« LA MULE » OU DE LA DIMENSION TRAGIQUE DE LA CONDITION HUMAINE
Derrière cette fresque sociale américaine aux thèmes, au demeurant, très convenus (la famille, l’amitié, le don de soi et l’axe du mal) se profile une vision pessimiste et une critique acerbe de nos sociétés post-modernes, jugées incapables de maintenir du Lien entre les générations (celles issues de la révolution industrielle et celles contemporaines de la révolution du Net) ; et surtout incapable d’assurer la protection de ses composantes les plus fragiles : les seniors.
Tout comme le pointait déjà du doigt, en 2012, le film français « PAULETTE » de Jérôme ENRICO, « La MULE » de Clint EASTWOOD accuse le système capitaliste d’être criminogène et de rendre flou, par cette déshumanisation qui le caractérise, les frontières entre le mal et le bien.
Sans sensiblerie, ni moralisation ou victimisation outrancière, car l’homme dans la saga Eastwoodienne demeure maître de ses choix et capitaine de son destin, ce film évoque avec pudeur la peur du déclassement social voire la honte pour l’Homme de ne pouvoir assumer jusqu’au bout, son rôle de chef protecteur.
Dans cette perspective, la question de la drogue et de cette criminalité qui lui est consubstantielle ne sont plus perçues que comme un épiphénomène voire une conséquence regrettable, un dommage collatéral d’une société qui ne vit que pour et par la consommation.
Cette critique véhémente, d’une financiarisation de nos sociétés et du concept de société de consommation, atteint une dimension tragique que l’auteur nous propose de dépasser au travers d’une interrogation plus personnelle, plus intimiste sur la condition humaine.

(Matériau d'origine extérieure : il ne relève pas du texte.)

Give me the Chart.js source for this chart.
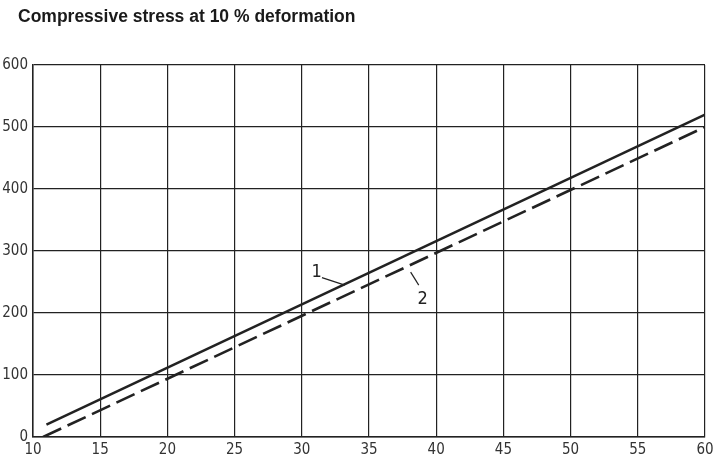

Un peu dans la veine de ce que propose, toute proportion gardée, le réalisateur britannique Ken LOACH au travers de sa filmographie.
Nos élites dirigeantes, si éloignées de nos réalités et d’un quotidien, à bien des égards, abêtissant seraient inspirées de regarder cette tragédie, d’en tirer enseignement aux fins de considérer la complexité d’une situation qui pousse, dans le pays des droits de l’homme, des citoyens à faire le choix du pire.